What I’ve further shown in my loot analysis thread was, that those means are related to hp dmg done.
Code:
mean mean/HP min min/HP
mature 18.17 0.12 7.70 0.051
st/prow 38.03 0.09 20.11 0.050
Results from Stalker/Prowler do correspond quite well to the assumption that min loot is HP/20 and mean for C1 is HP/10. The observed factors are .05 vs .05 and .09 vs .1.
Matures do behave similarly with a mean/hp of .12 instead of .1. It could be that we have to assume HP*3/25 instead of HP/10 on lower HP mobs but I have my doubts about that.
Loot above C1 has a freq. of about 5% for Matures and 5.1% for Stalker/Prowler. The error margin is high with this sample size on those frequencies but interestingly I do always get those 5% even when the sample size is small.
Here now the right tail of the loot distribution.
[br]Click to enlarge[/br]
I've used a GPD (generalized pareto distribution) to model it due to the small number of cases.
It tuns out that mean loot above C1 for mature is 645 PEC and 2495 PEC for Stalker/Prowler.

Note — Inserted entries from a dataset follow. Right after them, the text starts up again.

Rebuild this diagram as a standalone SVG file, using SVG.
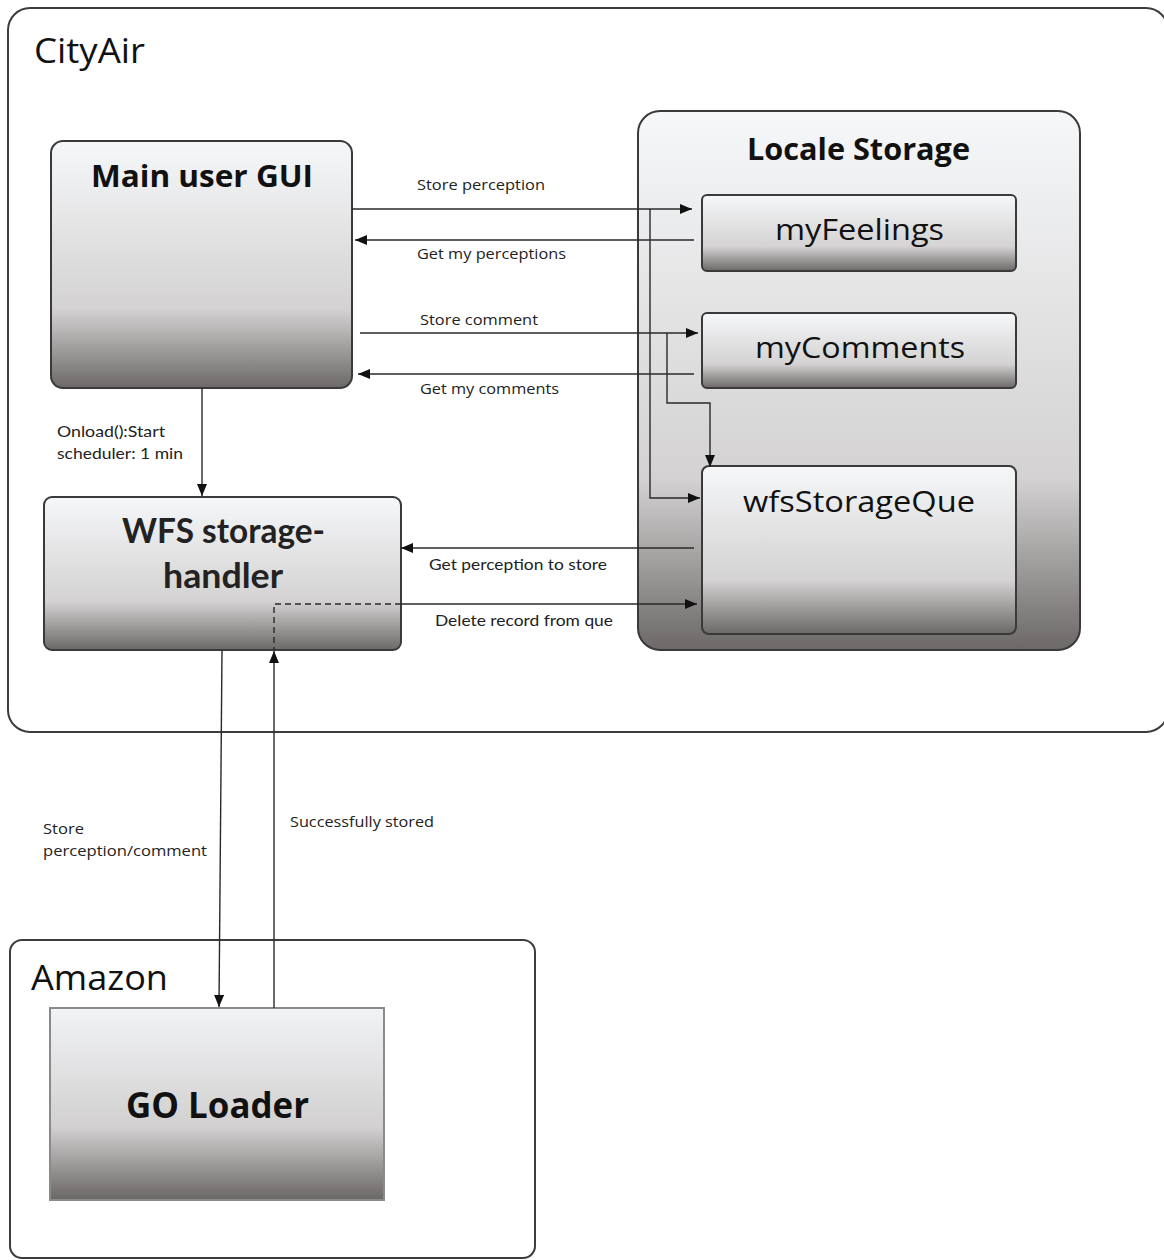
<svg xmlns="http://www.w3.org/2000/svg" width="1164" height="1260" viewBox="0 0 1164 1260">
<style>
.frame{fill:#ffffff;stroke:#3c3c3c;stroke-width:2}
.box{fill:url(#g);stroke:#3a3a3a;stroke-width:2}
.plain{fill:url(#g2);stroke:#8a8a8a;stroke-width:2}
.title{font-family:"Open Sans","Noto Sans",sans-serif;font-weight:bold;fill:#111}
.big{font-family:"Open Sans","Noto Sans",sans-serif;fill:#111}
.lbl{font-family:"Open Sans","Noto Sans",sans-serif;font-size:14px;fill:#222}
.cal{font-family:Lato,"Noto Sans",sans-serif;fill:#222}
.ln{fill:none;stroke:#2a2a2a;stroke-width:1.4}
.dash{fill:none;stroke:#2a2a2a;stroke-width:1.4;stroke-dasharray:6 4}
</style>
<defs>
<linearGradient id="g" x1="0" y1="0" x2="0" y2="1">
<stop offset="0" stop-color="#f5f7f9"/>
<stop offset="0.68" stop-color="#d4d2d2"/>
<stop offset="1" stop-color="#6c6868"/>
</linearGradient>
<linearGradient id="g2" x1="0" y1="0" x2="0" y2="1">
<stop offset="0" stop-color="#f1f3f6"/>
<stop offset="0.62" stop-color="#d2d0d0"/>
<stop offset="1" stop-color="#6a6666"/>
</linearGradient>
<marker id="ah" viewBox="0 0 12 10" refX="12" refY="5" markerWidth="12" markerHeight="10" markerUnits="userSpaceOnUse" orient="auto">
<path d="M0,0 L12,5 L0,10 z" fill="#111"/>
</marker>
</defs>

<g id="cityair">
<rect class="frame" x="8" y="8" width="1160" height="724" rx="22"/>
<text class="big" x="34" y="63" font-size="34" textLength="111" lengthAdjust="spacingAndGlyphs">CityAir</text>
</g>

<g id="amazon">
<rect class="frame" x="10" y="940" width="525" height="318" rx="12"/>
<text class="big" x="31" y="990" font-size="34" textLength="137" lengthAdjust="spacingAndGlyphs">Amazon</text>
</g>

<g id="main-gui">
<rect class="box" x="51" y="141" width="301" height="247" rx="12"/>
<text class="title" x="91" y="187" font-size="30" textLength="222" lengthAdjust="spacingAndGlyphs">Main user GUI</text>
</g>

<g id="locale-storage">
<rect class="box" x="638" y="111" width="442" height="539" rx="22"/>
<text class="title" x="747" y="160" font-size="30" textLength="223" lengthAdjust="spacingAndGlyphs">Locale Storage</text>
</g>

<g id="myfeelings">
<rect class="box" x="702" y="195" width="314" height="76" rx="5"/>
<text class="big" x="775" y="240" font-size="30" textLength="169" lengthAdjust="spacingAndGlyphs">myFeelings</text>
</g>

<g id="mycomments">
<rect class="box" x="702" y="313" width="314" height="75" rx="5"/>
<text class="big" x="755" y="358" font-size="30" textLength="210" lengthAdjust="spacingAndGlyphs">myComments</text>
</g>

<g id="wfsstorageque">
<rect class="box" x="702" y="466" width="314" height="168" rx="7"/>
<text class="big" x="743" y="512" font-size="30" textLength="232" lengthAdjust="spacingAndGlyphs">wfsStorageQue</text>
</g>

<g id="wfs-handler">
<rect class="box" x="44" y="497" width="357" height="153" rx="8"/>
<text class="cal" font-weight="bold" x="122" y="543" font-size="34" textLength="203" lengthAdjust="spacingAndGlyphs">WFS storage-</text>
<text class="cal" font-weight="bold" x="163" y="588" font-size="34" textLength="120" lengthAdjust="spacingAndGlyphs">handler</text>
</g>

<g id="go-loader">
<rect class="plain" x="50" y="1008" width="334" height="192"/>
<text class="title" x="126" y="1118" font-size="36" textLength="183" lengthAdjust="spacingAndGlyphs">GO Loader</text>
</g>

<g id="connectors">
<path class="ln" d="M352,209 H692" marker-end="url(#ah)"/>
<path class="ln" d="M650,209 V498 H700" marker-end="url(#ah)"/>
<path class="ln" d="M694,240 H355" marker-end="url(#ah)"/>
<path class="ln" d="M360,333 H698" marker-end="url(#ah)"/>
<path class="ln" d="M667,333 V403 H710 V467" marker-end="url(#ah)"/>
<path class="ln" d="M694,374 H358" marker-end="url(#ah)"/>
<path class="ln" d="M202,388 V496" marker-end="url(#ah)"/>
<path class="ln" d="M694,548 H401" marker-end="url(#ah)"/>
<path class="ln" d="M401,604 H697" marker-end="url(#ah)"/>
<path class="dash" d="M401,604 H274 V650"/>
<path class="ln" d="M222,650 L219,1007" marker-end="url(#ah)"/>
<path class="ln" d="M274,1008 V651" marker-end="url(#ah)"/>

<text class="lbl" x="417" y="190" textLength="128" lengthAdjust="spacingAndGlyphs">Store perception</text>
<text class="lbl" x="417" y="259" textLength="149" lengthAdjust="spacingAndGlyphs">Get my perceptions</text>
<text class="lbl" x="420" y="325" textLength="118" lengthAdjust="spacingAndGlyphs">Store comment</text>
<text class="lbl" x="420" y="394" textLength="139" lengthAdjust="spacingAndGlyphs">Get my comments</text>
<text class="cal" font-size="15" x="57" y="437" textLength="108" lengthAdjust="spacingAndGlyphs">Onload():Start</text>
<text class="cal" font-size="15" x="57" y="459" textLength="126" lengthAdjust="spacingAndGlyphs">scheduler: 1 min</text>
<text class="cal" font-size="16" x="429" y="570" textLength="178" lengthAdjust="spacingAndGlyphs">Get perception to store</text>
<text class="cal" font-size="16" x="435" y="626" textLength="178" lengthAdjust="spacingAndGlyphs">Delete record from que</text>
<text class="lbl" x="43" y="834" textLength="41" lengthAdjust="spacingAndGlyphs">Store</text>
<text class="lbl" x="43" y="856" textLength="164" lengthAdjust="spacingAndGlyphs">perception/comment</text>
<text class="lbl" x="290" y="827" textLength="144" lengthAdjust="spacingAndGlyphs">Successfully stored</text>
</g>
</svg>
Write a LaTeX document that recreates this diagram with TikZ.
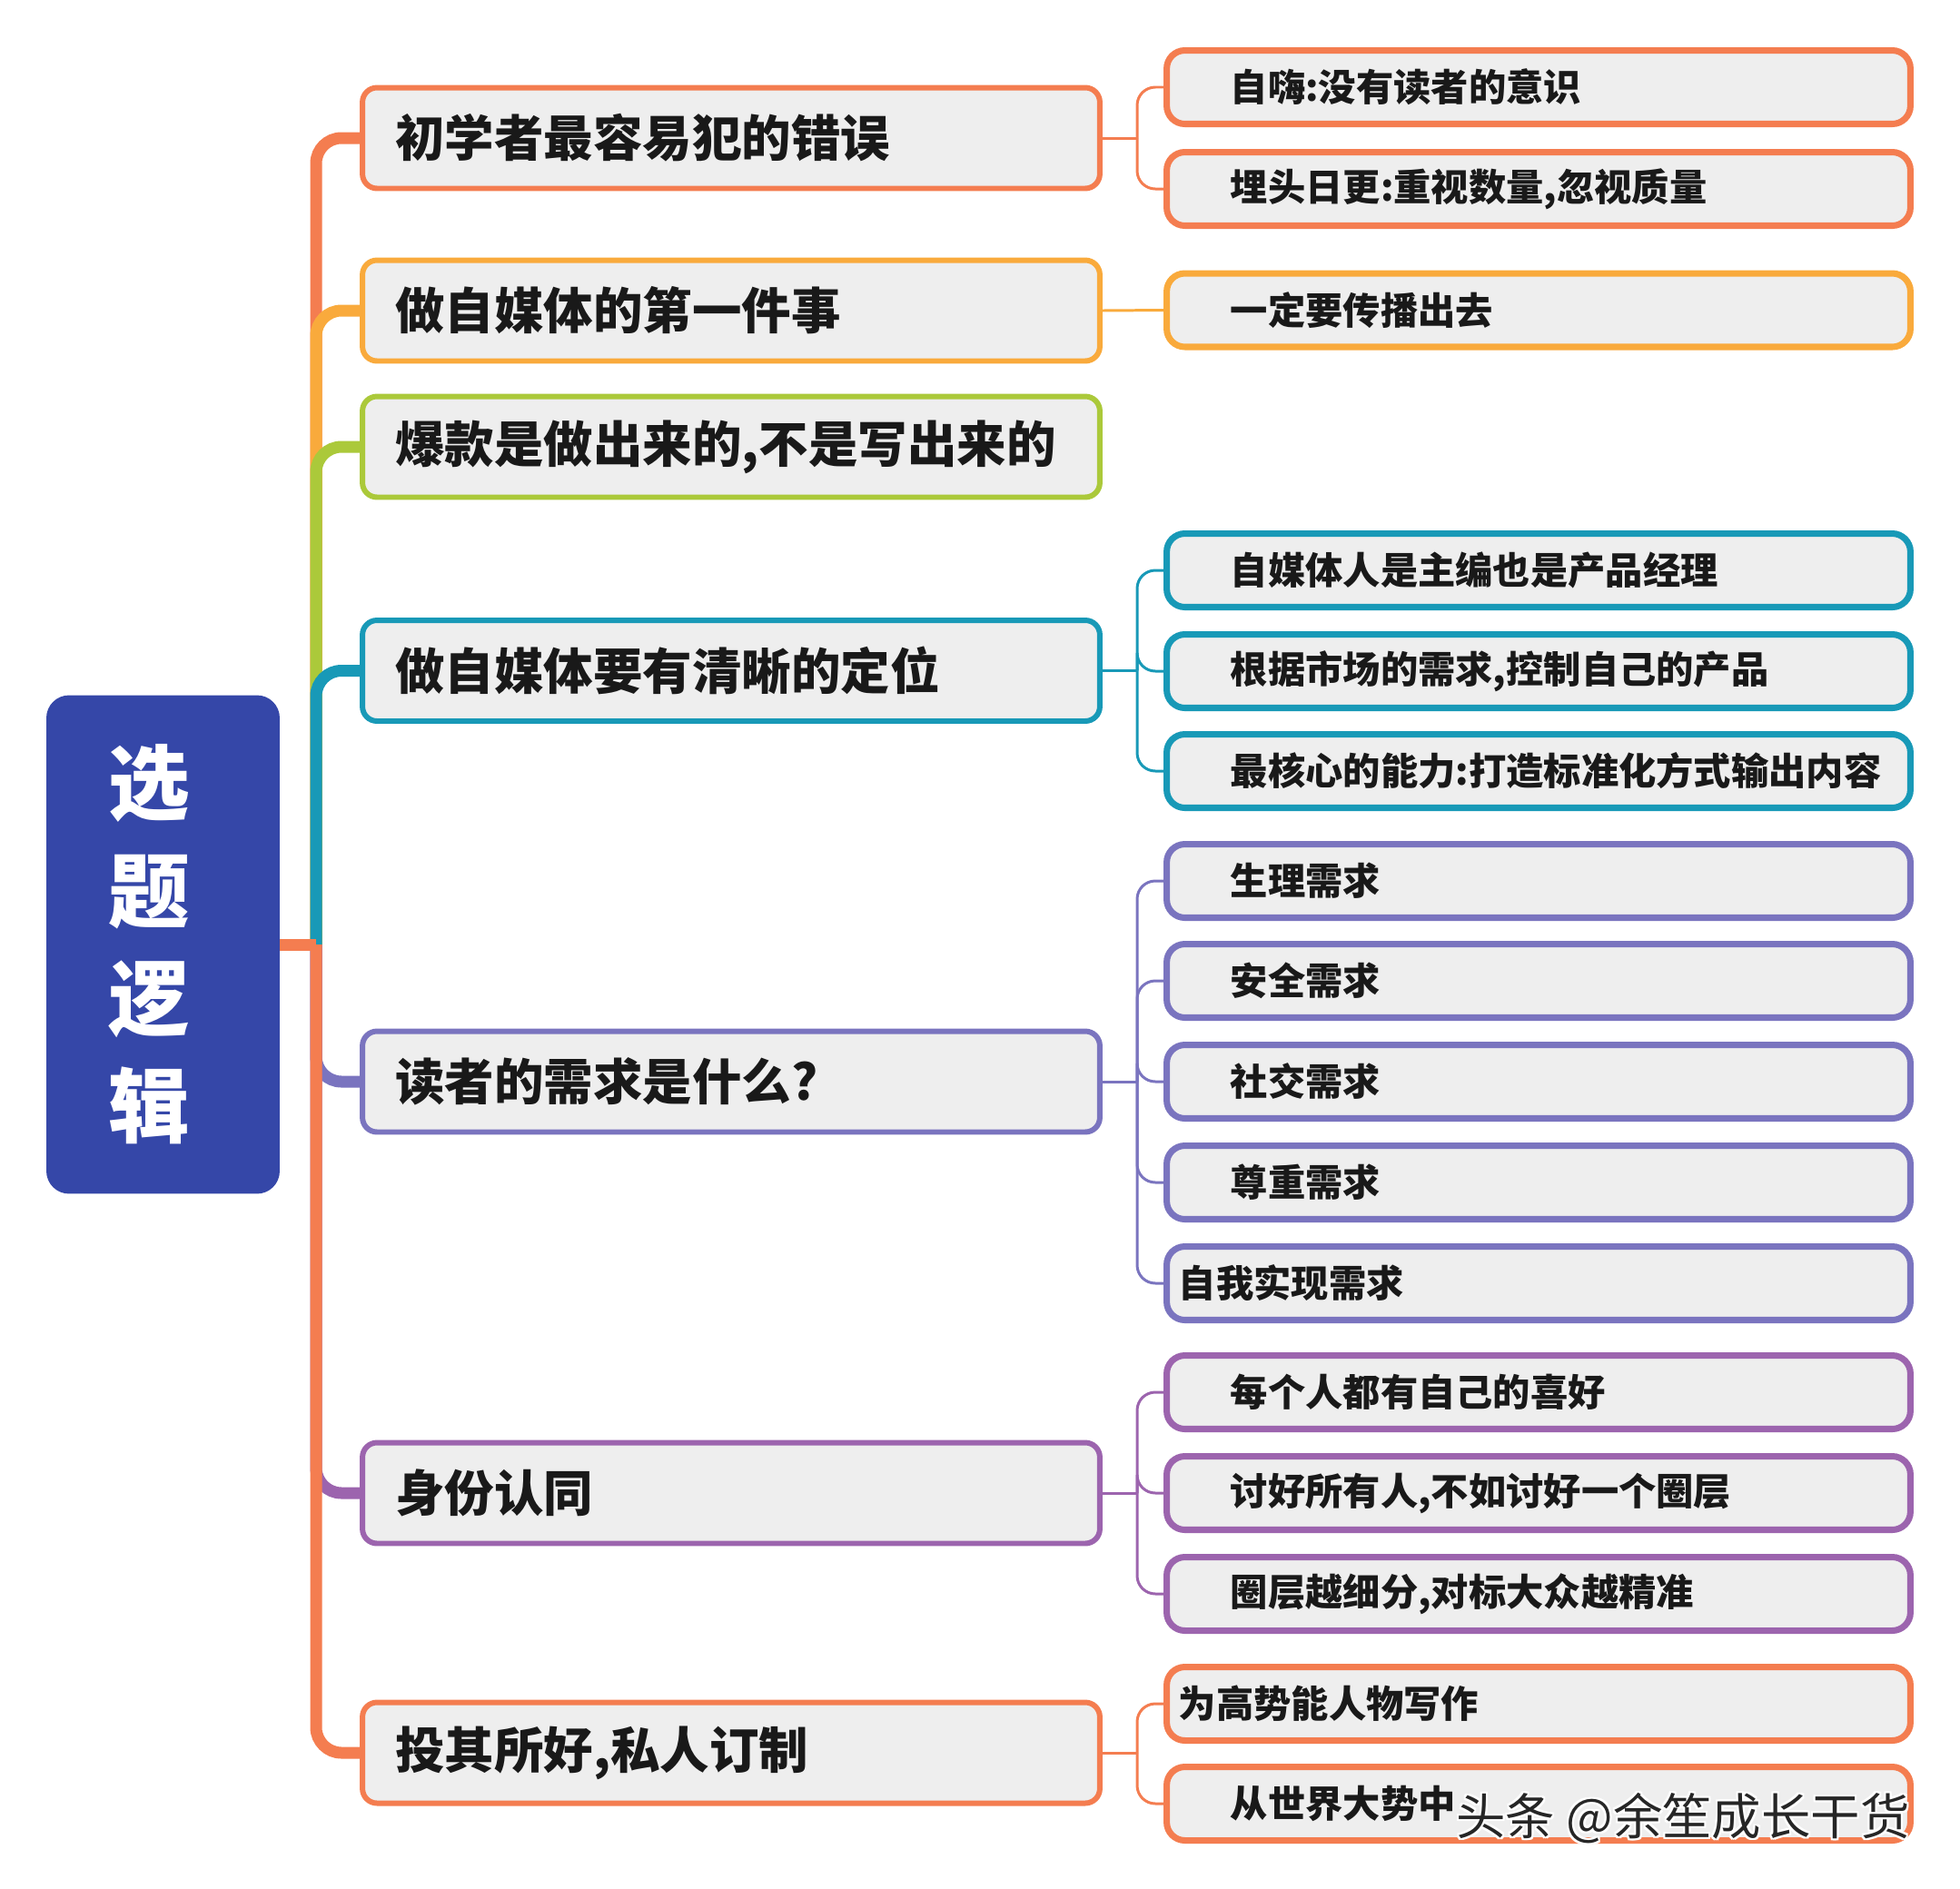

Now apply the weight of 5% and you'll get the expected mean loot.
If I assume HP/20+.95*HP/10+.05*645 for Mature then I'll get an expected mean loot of 54 PEC.
For Stalker I'll get HP/20+.95*HP/10+.05*2495 = 188.5 PEC.
Please note, those are preliminary results, n=10 on mature and n=12 on stalker, and I'm sure the mean of about 2500 is to high for stalkers, but you can already apply you're expected cost to estimate your return rate.
If I apply my loot model validated for mobs > 1000 HP I'll get for prowler/stalker a mean loot of 178PEC (empty corrected, hence the observed mean is 310 PEC) and a mean of 62.6 (uncorrected 146) for Mature.
If I'll take your mean cost of 182 for Stalker/Prowler and 69 PEC for Mature per kill, I'll get a return rate of 98% and 91% respectively. That's quite a good result I would say.
Your guess about 65% of the loot comes form the higher loot class is correct as you can easily verify.
All in all it seems that Cornundacauda with a hp >=150 do behave as those above 1000 HP.